Required work | Examine each line of the data. Copy those that contain the string "this".

Charts and diagrams as code
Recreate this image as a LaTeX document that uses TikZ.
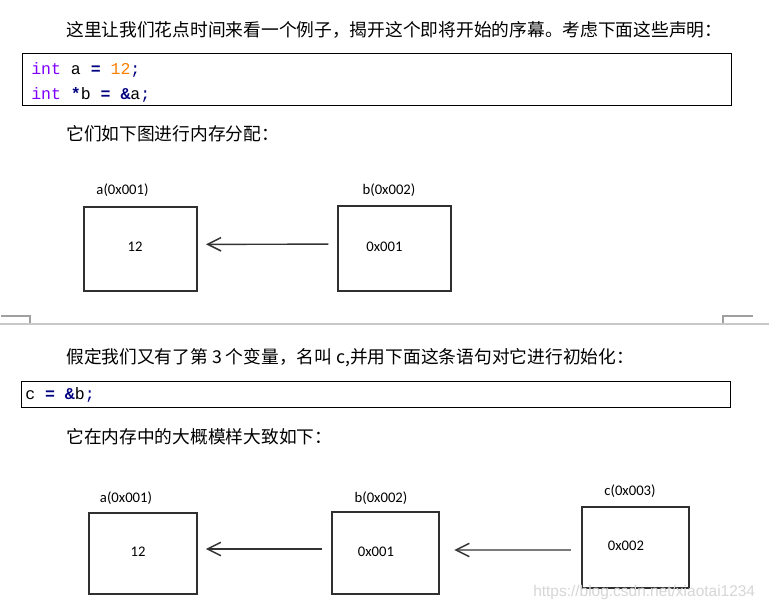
\documentclass[tikz,border=0pt]{standalone}
\usepackage{fontspec}
\newfontfamily\cjk{Noto Sans CJK SC}
\newfontfamily\codefont{Liberation Mono}
\newfontfamily\lblfont{Carlito}
\newfontfamily\wmfont{Liberation Sans}
\usetikzlibrary{arrows.meta}
\definecolor{kwpurple}{HTML}{8000FF}
\definecolor{numorange}{HTML}{FF8000}
\definecolor{opnavy}{HTML}{000080}
\definecolor{sepgray}{HTML}{C8C8C8}
\definecolor{markgray}{HTML}{A0A0A0}
\definecolor{wmgray}{HTML}{D6D6D6}
\definecolor{boxline}{HTML}{303030}
\newcommand{\kw}[1]{\textcolor{kwpurple}{#1}}
\newcommand{\num}[1]{\textcolor{numorange}{#1}}
\newcommand{\op}[1]{\textcolor{opnavy}{\bfseries #1}}
\newcommand{\pn}[1]{\textcolor{opnavy}{#1}}
\begin{document}
\begin{tikzpicture}[x=0.75pt,y=-0.75pt,
  prose/.style={anchor=west,inner sep=0pt,font=\cjk\fontsize{13.3}{16}\selectfont},
  codebox/.style={draw=black,line width=0.75pt,inner sep=0pt},
  codeline/.style={anchor=west,inner sep=0pt,font=\codefont\fontsize{12.4}{14}\selectfont},
  membox/.style={draw=boxline,line width=1.5pt,inner sep=0pt},
  lbl/.style={inner sep=0pt,font=\lblfont\fontsize{11}{13}\selectfont},
  val/.style={inner sep=0pt,font=\lblfont\fontsize{11}{13}\selectfont},
  ptr/.style={draw=black!80,line width=1.1pt,-{Straight Barb[length=10pt,width=10pt,line width=1.1pt]}},
  sepline/.style={draw=sepgray,line width=1.5pt},
  cornermark/.style={draw=markgray,line width=0.8pt}
]
\useasboundingbox (0,0) rectangle (769,610);
\fill[white] (0,0) rectangle (769,610);

% ---- first part ----
\node[prose] (t1) at (66,30) {这里让我们花点时间来看一个例子，揭开这个即将开始的序幕。考虑下面这些声明：};
\node[codebox,minimum width=531.75pt,minimum height=39pt] (code1) at (376.5,80) {};
\node[codeline] (c1l1) at (31,70) {\kw{int} a \op{=} \num{12}\pn{;}};
\node[codeline] (c1l2) at (31,95) {\kw{int} \op{*}b \op{=} \op{\&}a\pn{;}};
\node[prose] (t2) at (66,134) {它们如下图进行内存分配：};

\node[membox,minimum width=84.4pt,minimum height=63pt] (a1) at (140.3,249) {};
\node[membox,minimum width=84.4pt,minimum height=63.75pt] (b1) at (394.3,248.5) {};
\node[lbl] (la1) at (122.5,190) {a(0x001)};
\node[lbl] (lb1) at (389,190) {b(0x002)};
\node[val] (va1) at (135,247) {12};
\node[val] (vb1) at (384.5,247) {0x001};
\draw[ptr] ([shift={(-8.6,-4.3)}]b1.west) -- ([shift={(8.5,-4.7)}]a1.east);

% ---- page separator ----
\coordinate (sl) at (0,323.5);
\coordinate (sr) at (769,323.5);
\draw[sepline] (sl) -- (sr);
\coordinate (ml0) at (1,316);
\coordinate (ml1) at (30,316);
\coordinate (ml2) at (30,323);
\draw[cornermark] (ml0) -- (ml1) -- (ml2);
\coordinate (mr0) at (752.5,316);
\coordinate (mr1) at (723,316);
\coordinate (mr2) at (723,323);
\draw[cornermark] (mr0) -- (mr1) -- (mr2);

% ---- second part ----
\node[prose] (t3) at (66,358) {假定我们又有了第 3 个变量，名叫 c,并用下面这条语句对它进行初始化：};
\node[codebox,minimum width=532.1pt,minimum height=19.7pt] (code2) at (376.25,394.85) {};
\node[codeline] (c2l1) at (25,395) {c \op{=} \op{\&}b\pn{;}};
\node[prose] (t4) at (66,437) {它在内存中的大概模样大致如下：};

\node[membox,minimum width=80.3pt,minimum height=61pt] (a2) at (143,553.3) {};
\node[membox,minimum width=80pt,minimum height=61.5pt] (b2) at (385.3,553) {};
\node[membox,minimum width=80.3pt,minimum height=60.75pt] (c2) at (635.5,547.2) {};
\node[lbl] (la2) at (126,498) {a(0x001)};
\node[lbl] (lb2) at (381,498) {b(0x002)};
\node[lbl] (lc2) at (630,491) {c(0x003)};
\node[val] (va2) at (138,552) {12};
\node[val] (vb2) at (376,552) {0x001};
\node[val] (vc2) at (626,546) {0x002};
\draw[ptr] ([shift={(-8.5,-4)}]b2.west) -- ([shift={(8.4,-4.3)}]a2.east);
\draw[ptr] ([shift={(-10,2.8)}]c2.west) -- ([shift={(14.7,-3)}]b2.east);

% watermark
\node[inner sep=0pt,anchor=west,text=wmgray,font=\wmfont\fontsize{11.6}{13}\selectfont] (wm) at (533,592) {https://blog.csdn.net/xiaotai1234};
\end{tikzpicture}
\end{document}
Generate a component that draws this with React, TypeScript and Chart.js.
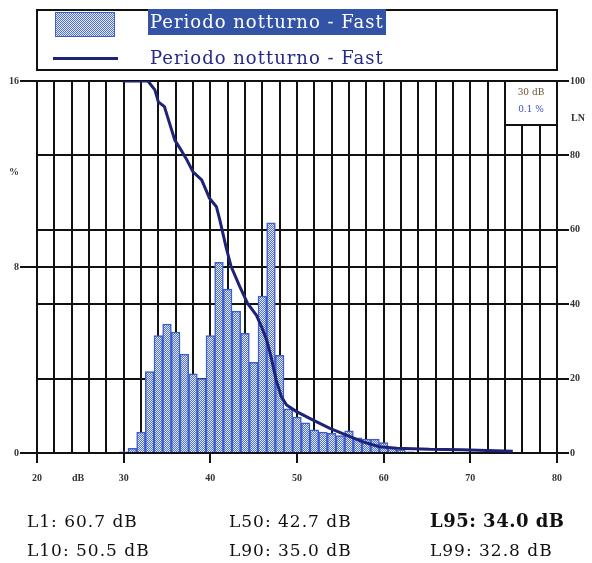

Answer for the task |
Recreate this image as a LaTeX document that uses TikZ.
Generate a component that draws this with React, TypeScript and Chart.js.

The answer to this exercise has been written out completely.